Wind power continued to be a major area of focus. Companies in Denmark, Germany and the Netherlands announced plans to build an ‘artificial power island' in the middle of the North Sea to further increase capacity. Expansion of sustainable energy in the form of wind turbines and solar panels was said to be increasing more rapidly than expected, although the Danish Council on Climate Change said that other targets for CO2 reduction could be more ambitious.
On a smaller scale, authorities on the ‘sustainable island' of Samsø announced they were scrapping plastic bags altogether in favour of fabric carriers. Surprisingly, they did not receive the complete backing of environmentalists.

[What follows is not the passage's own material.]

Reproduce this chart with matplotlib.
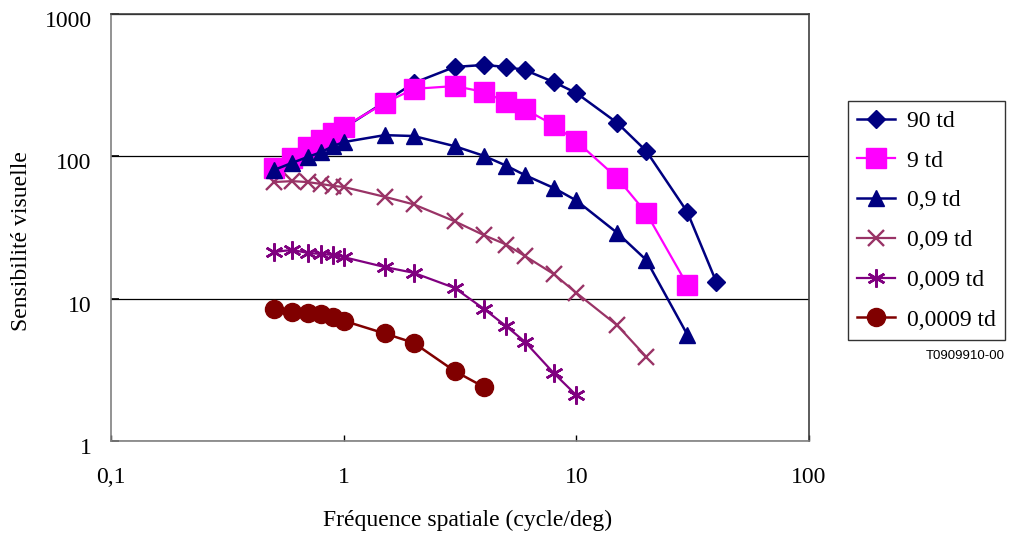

In April, Copenhagen's much-maligned 5A bus got a CO2-neutral replacement.
We've already written about some of this year's stranger stories, but here's a light-hearted report on which to end our news roundup: the busker who was sent home by police for his terrible rendition of Oasis hit Wonderwall.
The would-be singer was told not to 'be here now', but rather to go home and practice after rolling with “a loud, bad and noisy” version of the popular song, according to an Aalborg Police press statement.
On that somewhat out-of-tune note, we'd like to wish all our readers a very happy New Year and a prosperous 2018.